-- begin GIVEN INFORMATION --

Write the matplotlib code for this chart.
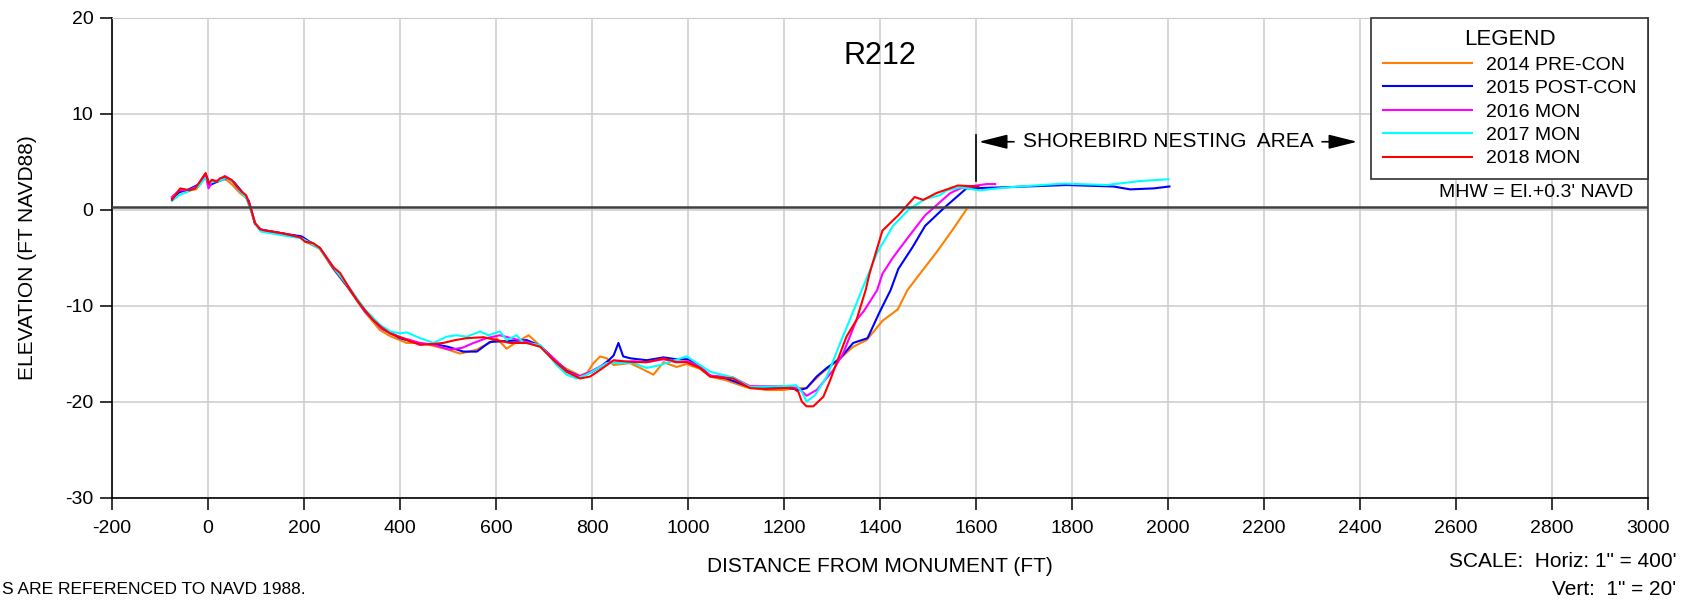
import matplotlib
matplotlib.use("Agg")
import matplotlib.pyplot as plt

plt.rcParams['font.family'] = ['Liberation Sans', 'DejaVu Sans']
plt.rcParams['axes.unicode_minus'] = False

# --- survey profiles (distance ft, elevation ft NAVD88) ---
x_2014 = [-75, -60, -40, -25, -15, -5, 2, 10, 20, 30, 39, 50, 67, 80, 88, 98, 110, 157, 192, 205,
          233, 261, 292, 327, 358, 380, 414, 442, 470, 500, 525, 560, 574, 587, 601, 622, 643, 668,
          692, 726, 747, 775, 790, 803, 817, 831, 845, 879, 900, 928, 949, 976, 997, 1025, 1046,
          1080, 1120, 1164, 1199, 1226, 1247, 1275, 1317, 1344, 1372, 1405, 1437, 1457, 1483,
          1517, 1550, 1580]
z_2014 = [1.3, 1.9, 2.0, 2.1, 2.7, 3.7, 2.6, 2.9, 3.0, 3.2, 3.07, 2.6, 1.7, 1.2, 0.1, -1.5, -2.1,
          -2.5, -2.9, -3.4, -4.1, -6.2, -8.2, -10.7, -12.55, -13.2, -13.9, -13.9, -14.2, -14.6,
          -15.0, -14.6, -14.2, -13.9, -13.4, -14.5, -13.8, -13.1, -14.2, -15.9, -16.6, -17.3,
          -17.0, -16.0, -15.3, -15.5, -16.2, -16.0, -16.5, -17.2, -15.9, -16.4, -16.1, -16.6,
          -17.4, -17.8, -18.5, -18.8, -18.8, -18.6, -18.6, -17.2, -15.5, -14.3, -13.6, -11.6,
          -10.4, -8.4, -6.7, -4.5, -2.2, 0.0]

x_2015 = [-75, -60, -40, -20, -5, 4, 15, 30, 40, 55, 70, 85, 98, 110, 157, 195, 210, 233, 261,
          292, 327, 362, 400, 442, 470, 500, 532, 560, 587, 620, 664, 692, 726, 747, 775, 800, 817,
          835, 845, 855, 865, 880, 914, 949, 976, 1000, 1025, 1046, 1080, 1129, 1199, 1233, 1247,
          1268, 1289, 1317, 1344, 1374, 1398, 1422, 1438, 1468, 1494, 1532, 1580, 1650, 1789,
          1886, 1921, 1970, 2003]
z_2015 = [1.1, 1.8, 2.1, 2.6, 3.7, 2.55, 2.8, 3.1, 3.3, 2.8, 1.9, 0.9, -1.5, -2.1, -2.5, -2.8,
          -3.3, -4.0, -6.1, -8.1, -10.6, -12.4, -13.4, -14.0, -14.0, -14.3, -14.8, -14.8, -13.8,
          -13.7, -13.6, -14.2, -15.8, -16.8, -17.4, -16.9, -16.4, -15.7, -15.2, -13.9, -15.3,
          -15.5, -15.7, -15.4, -15.6, -15.6, -16.4, -17.3, -17.6, -18.5, -18.5, -18.8, -18.6,
          -17.4, -16.5, -15.5, -13.9, -13.4, -10.8, -8.4, -6.2, -3.9, -1.7, 0.1, 2.2, 2.3, 2.55,
          2.4, 2.1, 2.2, 2.4]

x_2016 = [-75, -60, -40, -20, -5, 1, 10, 20, 35, 50, 65, 80, 88, 98, 110, 157, 192, 205, 233,
          261, 292, 327, 362, 400, 442, 470, 504, 530, 553, 580, 608, 640, 664, 692, 726, 747, 775,
          800, 830, 860, 886, 914, 949, 976, 1000, 1025, 1046, 1094, 1129, 1199, 1230, 1247, 1268,
          1303, 1323, 1351, 1366, 1394, 1405, 1427, 1460, 1494, 1546, 1567, 1594, 1622, 1640]
z_2016 = [1.3, 2.0, 2.0, 2.5, 3.6, 2.2, 3.0, 3.0, 3.5, 3.0, 2.0, 1.4, 0.3, -1.5, -2.1, -2.5,
          -2.9, -3.3, -4.0, -6.0, -8.0, -10.6, -12.4, -13.3, -13.9, -14.1, -14.6, -14.4, -13.9,
          -13.4, -13.1, -13.5, -13.8, -14.2, -15.8, -16.9, -17.4, -16.8, -16.0, -15.9, -15.8,
          -15.9, -15.6, -15.9, -15.8, -16.4, -17.3, -17.5, -18.4, -18.4, -18.6, -19.4, -18.8,
          -16.7, -15.0, -11.5, -10.6, -8.4, -6.7, -5.0, -2.8, -0.6, 1.7, 2.2, 2.45, 2.65, 2.65]

x_2017 = [-75, -60, -40, -20, -5, 2, 12, 25, 38, 50, 65, 80, 90, 100, 110, 157, 195, 210, 233,
          261, 292, 327, 358, 380, 400, 414, 442, 470, 497, 517, 539, 567, 584, 608, 622, 643, 657,
          692, 726, 747, 768, 789, 831, 886, 914, 942, 997, 1025, 1046, 1094, 1129, 1199, 1225,
          1237, 1247, 1265, 1289, 1303, 1317, 1337, 1362, 1394, 1427, 1460, 1494, 1525, 1539,
          1567, 1594, 1608, 1664, 1782, 1872, 1942, 2001]
z_2017 = [0.9, 1.5, 1.9, 2.4, 3.3, 2.8, 2.9, 3.0, 3.3, 3.0, 2.0, 1.2, -0.2, -1.6, -2.3, -2.7,
          -3.0, -3.4, -4.1, -6.0, -8.0, -10.4, -12.0, -12.7, -12.9, -12.8, -13.4, -13.9, -13.25,
          -13.1, -13.25, -12.7, -13.1, -12.7, -13.6, -13.1, -13.9, -14.1, -16.2, -17.2, -17.6,
          -17.2, -16.0, -16.0, -16.5, -16.2, -15.3, -16.2, -16.9, -17.5, -18.5, -18.4, -18.3,
          -19.0, -20.0, -19.3, -17.4, -15.7, -13.9, -11.5, -8.4, -4.5, -1.7, 0.0, 1.1, 1.5, 2.0,
          2.3, 2.1, 2.0, 2.3, 2.7, 2.55, 2.97, 3.15]

x_2018 = [-75, -58, -38, -27, -17, -5, 1, 8, 18, 25, 35, 49, 60, 70, 79, 88, 98, 108, 120, 157,
          192, 202, 219, 233, 247, 261, 275, 292, 310, 327, 344, 362, 379, 400, 420, 442, 470, 490,
          515, 539, 574, 601, 629, 664, 692, 720, 747, 775, 796, 817, 845, 865, 886, 914, 949, 976,
          997, 1025, 1046, 1067, 1094, 1129, 1160, 1199, 1219, 1230, 1237, 1247, 1261, 1282, 1296,
          1310, 1330, 1351, 1370, 1378, 1405, 1438, 1472, 1490, 1517, 1562, 1605]
z_2018 = [1.0, 2.2, 2.0, 2.2, 2.9, 3.8, 2.7, 3.1, 2.9, 3.25, 3.4, 3.1, 2.4, 1.85, 1.5, 0.3, -1.4,
          -2.05, -2.2, -2.5, -2.9, -3.35, -3.5, -4.0, -5.0, -6.0, -6.6, -8.0, -9.4, -10.5, -11.5,
          -12.3, -12.9, -13.3, -13.7, -14.1, -14.0, -13.9, -13.6, -13.4, -13.3, -13.6, -13.9,
          -13.9, -14.3, -15.7, -16.9, -17.6, -17.4, -16.7, -15.7, -15.8, -15.9, -15.9, -15.5,
          -15.9, -15.9, -16.5, -17.4, -17.5, -17.6, -18.6, -18.7, -18.6, -18.6, -19.0, -20.0,
          -20.5, -20.5, -19.5, -17.8, -15.9, -13.25, -11.5, -8.4, -6.7, -2.2, -0.6, 1.3, 1.0,
          1.7, 2.5, 2.4]

surveys = [
    ("2014 PRE-CON", x_2014, z_2014, "#ff8000"),
    ("2015 POST-CON", x_2015, z_2015, "#0000ff"),
    ("2016 MON", x_2016, z_2016, "#ff00ff"),
    ("2017 MON", x_2017, z_2017, "#00ffff"),
    ("2018 MON", x_2018, z_2018, "#ff0000"),
]

mhw = 0.3
nesting_start, nesting_end = 1600, 2400

fig = plt.figure(figsize=(16.87, 6), dpi=100)
ax = fig.add_axes([0.0664, 0.1708, 0.9105, 0.8])

for label, xs, zs, col in surveys:
    ax.plot(xs, zs, color=col, lw=1.5, label=label)

ax.axhline(mhw, color="#404040", lw=1.8, zorder=3)
ax.text(2970, mhw + 0.6, "MHW = El.+0.3' NAVD", ha="right", va="bottom", fontsize=14)

ax.set_xlim(-200, 3000)
ax.set_ylim(-30, 20)
ax.set_xticks(range(-200, 3001, 200))
ax.set_yticks(range(-30, 21, 10))
ax.grid(True, color="#cccccc", lw=1.1)
ax.set_axisbelow(True)
ax.tick_params(direction="out", length=8.5, width=1.1, labelsize=14, pad=5)
ax.tick_params(axis="x", pad=8)
for side in ["left", "bottom"]:
    ax.spines[side].set_color("black")
    ax.spines[side].set_linewidth(1.2)
ax.spines["right"].set_color("#404040")
ax.spines["right"].set_linewidth(1.2)
ax.spines["top"].set_color("#cccccc")

ax.set_xlabel("DISTANCE FROM MONUMENT (FT)", fontsize=15, labelpad=14)
ax.set_ylabel("ELEVATION (FT NAVD88)", fontsize=15, labelpad=20)
ax.text(0.5, 0.92, "R212", transform=ax.transAxes, ha="center", va="center", fontsize=22)

# shorebird nesting area marker
y_arrow = 7.06
ax.plot([nesting_start, nesting_start], [3.0, 7.8], color="black", lw=1.2)
ax.annotate("", xy=(nesting_start, y_arrow), xytext=(nesting_start + 85, y_arrow),
            arrowprops=dict(arrowstyle="-|>,head_length=0.8,head_width=0.2",
                            color="black", lw=1.2, mutation_scale=22))
ax.annotate("", xy=(nesting_end, y_arrow), xytext=(nesting_end - 85, y_arrow),
            arrowprops=dict(arrowstyle="-|>,head_length=0.8,head_width=0.2",
                            color="black", lw=1.2, mutation_scale=22))
ax.text((nesting_start + nesting_end) / 2, y_arrow, "SHOREBIRD NESTING  AREA",
        ha="center", va="center", fontsize=15)

leg = ax.legend(loc="upper right", bbox_to_anchor=(1.0, 1.0), borderaxespad=0,
                title="LEGEND", title_fontsize=16, fontsize=14, fancybox=False,
                handlelength=4.6, handletextpad=0.7, labelspacing=0.3,
                borderpad=0.6, framealpha=1)
leg.get_frame().set_edgecolor("#303030")
leg.get_frame().set_linewidth(1.2)
leg.set_zorder(5)

fig.text(0.9935, 0.064, "SCALE:  Horiz: 1\" = 400'", ha="right", va="center", fontsize=15)
fig.text(0.9935, 0.0173, "Vert:  1\" = 20'", ha="right", va="center", fontsize=15)
fig.text(0.001, 0.0173, "S ARE REFERENCED TO NAVD 1988.", ha="left", va="center", fontsize=12.5)

fig.savefig("out.png", dpi=100)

-- end GIVEN INFORMATION --

*EXERCISE TASK:*
Pictures excluded, repeat exactly the lines from the top of the material through the line with "plt.rcParams['axes.unicode_minus'] = False", including both of those lines.

*COMPLETE RESPONSE:*
Write the matplotlib code for this chart.
import matplotlib
matplotlib.use("Agg")
import matplotlib.pyplot as plt

plt.rcParams['font.family'] = ['Liberation Sans', 'DejaVu Sans']
plt.rcParams['axes.unicode_minus'] = False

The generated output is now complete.